How can you find personal data fields in your ERP or CRM system?

Nov 2nd, 2020

Master Data Management logo

The Protection of Personal Information Act (or PoPIA) regulates the management of the information that South African companies hold about individuals, business and other legal entities – in effect protecting the personal data of customers, suppliers and employees and any other party whose data is held.

Many South African companies must also comply with similar regulations, such as the European Union’s Global Data Protection Regulations, that protect personal data in other jurisdictions.

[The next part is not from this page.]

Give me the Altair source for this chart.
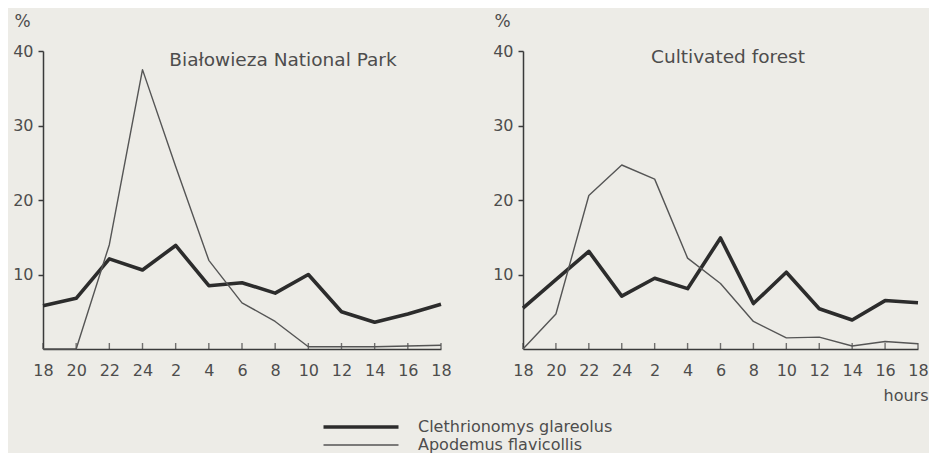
import altair as alt
import pandas as pd

# ---------------- data ----------------
hours = ["18", "20", "22", "24", "2", "4", "6", "8", "10", "12", "14", "16", "18"]
species = ["Clethrionomys glareolus", "Apodemus flavicollis"]
panel_titles = ["Białowieza National Park", "Cultivated forest"]
y_ticks = [10, 20, 30, 40]

bial_cleth = [5.8, 6.8, 12.1, 10.6, 13.9, 8.5, 8.9, 7.5, 10.0, 5.0, 3.6, 4.7, 6.0]
bial_apod = [0.0, 0.0, 14.0, 37.5, 24.5, 11.9, 6.2, 3.7, 0.3, 0.3, 0.3, 0.4, 0.5]
cult_cleth = [5.5, 9.3, 13.1, 7.1, 9.5, 8.1, 14.9, 6.1, 10.3, 5.4, 3.9, 6.5, 6.2]
cult_apod = [0.0, 4.7, 20.6, 24.7, 22.8, 12.2, 8.8, 3.7, 1.5, 1.6, 0.4, 1.0, 0.7]

# ---------------- styling ----------------
FONT = "DejaVu Sans"
TXT = "#4d4d4d"
INK = "#3a3a3a"
BG = "#edece7"
H = 298

idx = list(range(len(hours)))
label_expr = "[" + ",".join("'" + h + "'" for h in hours) + "][datum.value]"

legend = alt.Legend(
    title=None,
    orient="none",
    legendX=308,
    legendY=366,
    direction="vertical",
    symbolType="M-4.6875,0H4.6875",
    symbolSize=256,
    labelOffset=47,
    labelFontSize=16,
    labelFont=FONT,
    labelColor=TXT,
    labelLimit=0,
    rowPadding=1,
    padding=0,
)


def panel(cleth, apod, title, title_x, title_y, width, with_hours):
    n = len(hours)
    df = pd.DataFrame({
        "idx": idx * 2,
        "value": cleth + apod,
        "species": [species[0]] * n + [species[1]] * n,
    })
    ticks_df = pd.DataFrame({"idx": idx, "value": [0] * n})
    title_df = pd.DataFrame({"t": [title]})

    x_axis_kw = dict(
        values=idx, labelExpr=label_expr, tickSize=0, labelPadding=13,
        labelFontSize=16, labelFont=FONT, labelColor=TXT, labelFlush=False,
        domainColor=INK, domainWidth=1.5, grid=False,
    )
    if with_hours:
        x_axis_kw.update(
            title="hours", titleX=width + 10, titleY=46, titleAlign="right",
            titleBaseline="middle", titleFontSize=16, titleFontWeight="normal",
            titleFont=FONT, titleColor=TXT,
        )
    else:
        x_axis_kw["title"] = None

    x_enc = alt.X("idx:Q", scale=alt.Scale(domain=[0, len(hours) - 1], nice=False, zero=False),
                  axis=alt.Axis(**x_axis_kw))
    y_enc = alt.Y("value:Q", scale=alt.Scale(domain=[0, 40], nice=False),
                  axis=alt.Axis(values=y_ticks, title="%", titleAngle=0, titleX=-29, titleY=-29.5,
                                titleAlign="left", titleBaseline="middle", titleFontSize=17,
                                titleFontWeight="normal", titleFont=FONT, titleColor=TXT,
                                tickSize=5, tickColor=INK, tickWidth=1.5, labelPadding=5,
                                labelFontSize=16, labelFont=FONT, labelColor=TXT,
                                domainColor=INK, domainWidth=1.5, grid=False))

    lines = alt.Chart(df).mark_line(strokeJoin="round").encode(
        x=x_enc,
        y=y_enc,
        color=alt.Color("species:N", scale=alt.Scale(domain=species, range=["#2c2c2c", "#555555"]),
                        legend=legend),
        strokeWidth=alt.StrokeWidth("species:N", scale=alt.Scale(domain=species, range=[3.6, 1.4]),
                                    legend=legend),
    )
    ticks = alt.Chart(ticks_df).mark_tick(orient="vertical", size=6, thickness=1.4,
                                          color=INK, yOffset=-3).encode(x=x_enc, y=y_enc)
    ttl = alt.Chart(title_df).mark_text(
        align="center", baseline="middle", fontSize=18.5, font=FONT, color=TXT
    ).encode(x=alt.value(title_x), y=alt.value(title_y), text="t:N")

    return alt.layer(ticks, lines, ttl).properties(width=width, height=H)


left = panel(bial_cleth, bial_apod, panel_titles[0], 240, 9, 398, False)
right = panel(cult_cleth, cult_apod, panel_titles[1], 205, 6, 395, True)

chart = alt.hconcat(left, right, spacing=40).properties(
    background=BG,
    padding={"left": 4, "top": 4, "right": 0, "bottom": 0},
).configure_view(stroke=None)

chart.save("out.html", embed_options={"renderer": "svg", "actions": False})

An obvious prerequisite to managing personal information is to identify where it resides across your organisation’s IT systems. For those organisations that have standardised on commercial ERP or CRM packages – such as SAP ECC, SAP S/4HANA, JD Edwards, Salesforce, Microsoft Dynamics 2012, Oracle E-Business Suite and Siebel – this can be like searching for a needle in a haystack.

Challenges to finding personal data in your ERP

  1. The names of tables and attributes in the databases underlying these platforms are often not meaningful. For example, the SAP tables LFA1 contains 150 or so attributes with names like LIFNR or KUNNR. These names do not help you to find personal data items.
  2. In addition, the size of the underlying database makes it difficult to navigate. Using SAP as the example, again, a typical SAP or S/4HANA implementation has over 90,000 tables (each with an obscure name) and more than a million opaquely names attributes. This makes it very time consuming to search through this set.

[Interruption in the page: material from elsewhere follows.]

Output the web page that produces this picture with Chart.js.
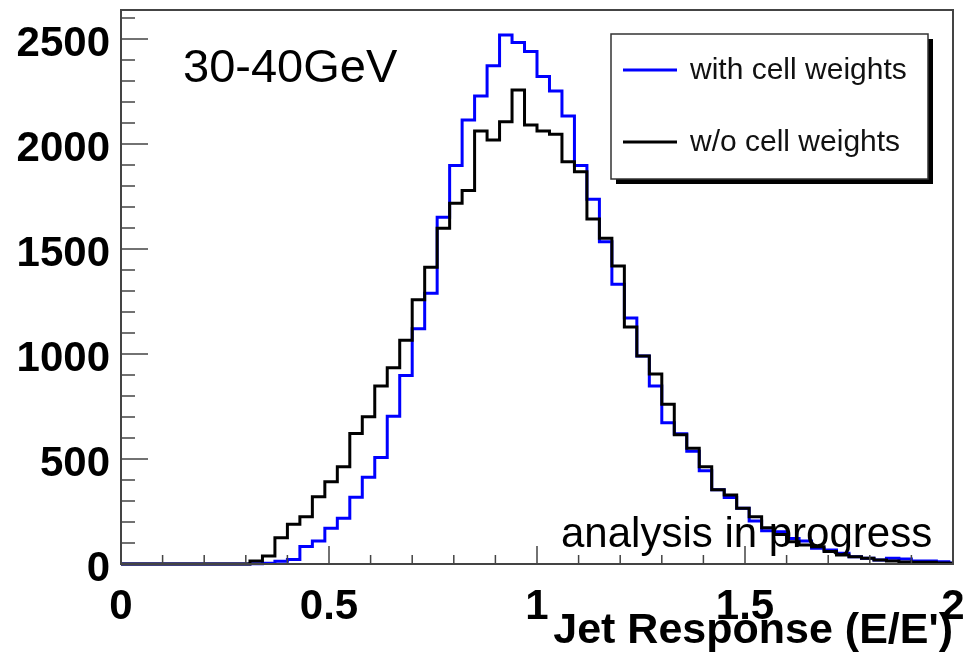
<!DOCTYPE html>
<html>
<head>
<meta charset="utf-8">
<script src="https://cdn.jsdelivr.net/npm/chart.js@4"></script>
<style>
  html, body { margin: 0; padding: 0; background: #fff; }
  #wrap { width: 963px; height: 656px; }
</style>
</head>
<body>
<div id="wrap"><canvas id="responseChart" width="963" height="656"></canvas></div>
<script>
// histogram binning (bin low edges start at 0.01, width 0.03)
const binStart = 0.01;
const binWidth = 0.03;
const xMin = 0, xMax = 2;
const yMin = 0, yMax = 2638;

const seriesLabels = ['with cell weights', 'w/o cell weights'];
const seriesColors = ['#0000ff', '#000000'];

// counts per bin
const withWeights = [
  0, 0, 0, 0, 0, 0, 0, 0, 0, 0,
  1, 3, 13, 21, 83, 110, 170, 218, 318, 413,
  507, 703, 897, 1120, 1289, 1651, 1897, 2114, 2229, 2373,
  2519, 2483, 2440, 2321, 2252, 2133, 1897, 1737, 1535, 1332,
  1171, 990, 848, 673, 620, 537, 444, 354, 317, 266,
  205, 158, 154, 122, 110, 75, 67, 51, 35, 27,
  19, 27, 24, 14, 14, 11, 5
];
const withoutWeights = [
  0, 0, 0, 0, 0, 0, 0, 0, 0, 0,
  14, 38, 125, 189, 225, 320, 392, 463, 622, 701,
  848, 935, 1065, 1258, 1413, 1599, 1718, 1778, 2062, 2019,
  2106, 2257, 2090, 2062, 2046, 1916, 1868, 1643, 1551, 1419,
  1128, 990, 905, 761, 615, 551, 463, 354, 329, 266,
  225, 173, 141, 106, 90, 82, 59, 43, 35, 27,
  19, 14, 10, 8, 8, 5, 3
];

const xTickLabels = [0, 0.5, 1, 1.5, 2];
const yTickLabels = [0, 500, 1000, 1500, 2000, 2500];
const xTitle = "Jet Response (E/E')";
const energyLabel = '30-40GeV';
const statusLabel = 'analysis in progress';

// turn counts into step points (low edge of each bin, closed at xMax)
function toSteps(counts) {
  const pts = [{ x: xMin, y: 0 }];
  counts.forEach((c, i) => pts.push({ x: binStart + i * binWidth, y: c }));
  pts.push({ x: xMax, y: counts[counts.length - 1] });
  return pts;
}

// frame, inner tick marks, legend box and text labels
const rootStyle = {
  id: 'rootStyle',
  afterDatasetsDraw(chart) {
    const { ctx, chartArea: a, scales } = chart;
    const xs = scales.x, ys = scales.y;
    ctx.save();
    ctx.strokeStyle = '#444';
    ctx.lineWidth = 2;
    ctx.strokeRect(a.left, a.top, a.right - a.left, a.bottom - a.top);

    ctx.lineWidth = 1.5;
    ctx.beginPath();
    for (let i = 0; i <= 20; i++) {
      const v = i / 10;
      const px = xs.getPixelForValue(v);
      const len = i % 5 === 0 ? 18 : 9;
      ctx.moveTo(px, a.bottom);
      ctx.lineTo(px, a.bottom - len);
    }
    for (let v = 0; v <= yMax; v += 100) {
      const py = ys.getPixelForValue(v);
      const len = v % 500 === 0 ? 27 : 14;
      ctx.moveTo(a.left, py);
      ctx.lineTo(a.left + len, py);
    }
    ctx.stroke();

    // legend
    const lx = 611, ly = 34, lw = 317, lh = 145;
    ctx.fillStyle = '#000';
    ctx.fillRect(lx + 5, ly + 5, lw, lh);
    ctx.fillStyle = '#fff';
    ctx.fillRect(lx, ly, lw, lh);
    ctx.strokeStyle = '#333';
    ctx.lineWidth = 1.5;
    ctx.strokeRect(lx, ly, lw, lh);
    const rows = [70, 142];
    ctx.font = '30px "Liberation Sans", Arial, sans-serif';
    ctx.textBaseline = 'middle';
    chart.data.datasets.forEach((ds, i) => {
      ctx.strokeStyle = ds.borderColor;
      ctx.lineWidth = 3;
      ctx.beginPath();
      ctx.moveTo(623, rows[i]);
      ctx.lineTo(677, rows[i]);
      ctx.stroke();
      ctx.fillStyle = '#111';
      ctx.fillText(ds.label, 690, rows[i] + 1);
    });

    ctx.fillStyle = '#000';
    ctx.textBaseline = 'alphabetic';
    ctx.font = '47px "Liberation Sans", Arial, sans-serif';
    ctx.fillText(energyLabel, 183, 82);
    ctx.font = '42px "Liberation Sans", Arial, sans-serif';
    ctx.fillText(statusLabel, 561, 547);
    ctx.restore();
  }
};

const ctx = document.getElementById('responseChart').getContext('2d');
new Chart(ctx, {
  type: 'line',
  data: {
    datasets: [
      {
        label: seriesLabels[0],
        data: toSteps(withWeights),
        borderColor: seriesColors[0],
        borderWidth: 3,
        stepped: 'before',
        pointRadius: 0,
        fill: false,
        order: 2,
        clip: 4
      },
      {
        label: seriesLabels[1],
        data: toSteps(withoutWeights),
        borderColor: seriesColors[1],
        borderWidth: 3,
        stepped: 'before',
        pointRadius: 0,
        fill: false,
        order: 1,
        clip: 4
      }
    ]
  },
  options: {
    responsive: false,
    animation: false,
    layout: { padding: { top: 10, right: 10, left: 0, bottom: 0 } },
    plugins: { legend: { display: false }, tooltip: { enabled: false } },
    scales: {
      x: {
        type: 'linear',
        min: xMin,
        max: xMax,
        afterFit: s => { s.height = 92; s.paddingLeft = 0; s.paddingRight = 0; },
        afterBuildTicks: s => { s.ticks = xTickLabels.map(v => ({ value: v })); },
        grid: { display: false, drawTicks: false },
        border: { display: false },
        ticks: {
          autoSkip: false,
          maxRotation: 0,
          padding: 18,
          color: '#000',
          font: { family: '"Liberation Sans", Arial, sans-serif', size: 42, weight: 'bold' },
          callback: v => String(v)
        },
        title: {
          display: true,
          text: xTitle,
          align: 'end',
          color: '#000',
          padding: { top: 0, bottom: 3 },
          font: { family: '"Liberation Sans", Arial, sans-serif', size: 43, weight: 'bold', lineHeight: 1 }
        }
      },
      y: {
        type: 'linear',
        min: yMin,
        max: yMax,
        afterFit: s => { s.width = 121; s.paddingTop = 0; s.paddingBottom = 0; },
        afterBuildTicks: s => { s.ticks = yTickLabels.map(v => ({ value: v })); },
        grid: { display: false, drawTicks: false },
        border: { display: false },
        ticks: {
          autoSkip: false,
          padding: 11,
          labelOffset: 5,
          color: '#000',
          font: { family: '"Liberation Sans", Arial, sans-serif', size: 42, weight: 'bold' },
          callback: v => String(v)
        }
      }
    }
  },
  plugins: [rootStyle]
});
</script>
</body>
</html>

A “brute force” approach – depending on SAP consultants to work through the full attribute set will take years.

Cost not-withstanding, this approach cannot be applied to meet PoPIA deadlines. One also needs the ERP team to focus on maintaining and extending functionality to meet changing business areas, rather than providing metadata.

How does Safyr help?

A typical SAP implementation has nearly 100000 tables, as shown in the below Safyr screenshot.

 

The sheer volume of tables makes this overwhelming. However, using Safyr we can easily find relevant tables by applying filters. For example, in this case we can look for tables that contain “Date of Birth” attributes.

This filter does not require us to understand the underlying SAP data model or naming conventions, and can be performed by any analyst, even one that has no prior knowledge of SAP.

As you can see below, this example returns just 90 tables – a manageable fraction of the nearly 100000 tables that we started with.

 

This view provides additional metadata that can be used to apply additional filters. For example, by examining the row counts for each of these tables we can identify a number of tables that have no rows. If we filter out tables that hold no data, we are left, in this example, with just 5 tables that hold “Date of Birth” information.

Each SAP system will expose different results, depending on which SAP features and modules have been implemented, and how the system has been customised.

Having found a set of tables that probably contain personal data, this set can be added to what Safyr calls a Subject Area. This is a grouping of related tables that can be shared for further analysis. One can also mark individual attributes within these tables.

This leaves us with a view similar to that below: A group of tables that contain data, and that include one, or more, attributes for “Date of Birth.” The “Marked Fields” column shows how many fields in each table meet the search criteria. For example, table PA0002 illustrated below has 3 such fields

 

We can easily drill down by clicking on a field, to see the details of the individual fields including the actual, technical field names.

Using Safyr we can easily create subject areas for other personal data fields: such as name, telephone number, credit card number, and so on; and merge these into a consolidated Personal Data list for further analysis.

These consolidated sets can be make visible to a broader audience by importing these into your enterprise data modelling, metadata or datagovernance tool (such as Collibra, Infogix, Informatica etc)

Or you can simply share via Excel – making this valuable information accessible to your PoPIA team.

Finding personal data is the first step

Identifying where personal data is found is just one of the steps needed in operationalising PoPIA. Safyr helps by providing a business friendly view of your commercial ERP or CRM platform, applying appropriate filters and allowing you to make good decisions.

As with any data project, PoPIA compliance cannot be seen a as a one-time job. Safyr removes your dependence on the ERP development team, and helps you to monitor changes to how you store personal data overtime, as your ERP or CRM is extended to meet evolving requirements.